The delicate Heir suddenly awoke in a place unfamiliar to him- where was he?  Gradually, he started remembering the events of the evening and was struck by utter mortification- how embarrassing! The Clark would surely never look at him again…. oh, the horror! He looked around and realised he was in a really pimp crib. But where? He was relieved when the Clark walked into the room -what a gentleman, to take care of him like that, regardless of his little, erm, culinary nap earlier. But the relief quickly gave way to surprise when he realised that neither he nor the Clark was wearing a shirt, and he looked kinda… oily? That surprise then gave way to shock when he was followed into the room by a little Asian guy, equally oily, wearing only a jock strap. Oh. My. Gaaaaawd.

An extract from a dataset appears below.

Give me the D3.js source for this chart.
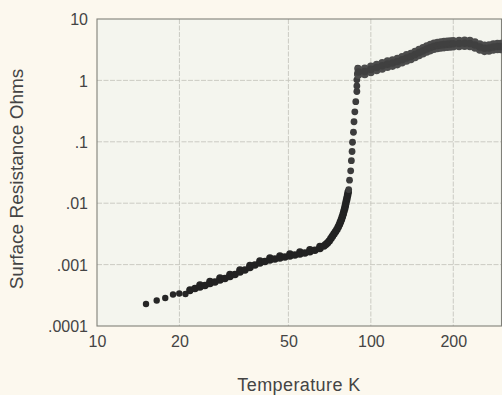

“I got so worried about you, so I took you back to my place. I hope you don’t mind? And yeah, my friend here stopped over, and we thought you know, when you woke up, we might hang out. All three of us.”

There’s nothing to wake you up quite like a jock strap and baby oil- he stuttered some excuse or other and made for the door. He managed to make it back to the safety of home, where he could ponder the events of the evening and reach the conclusion that perhaps LA was not for him.

With a faint echo of wedding bells, The Heir fled as fast as he could back to Europe and swore on his signet ring never ever to smoke weed again.

(i)moral of the story: If you can’t handle your weed, stick to Dutch Courage.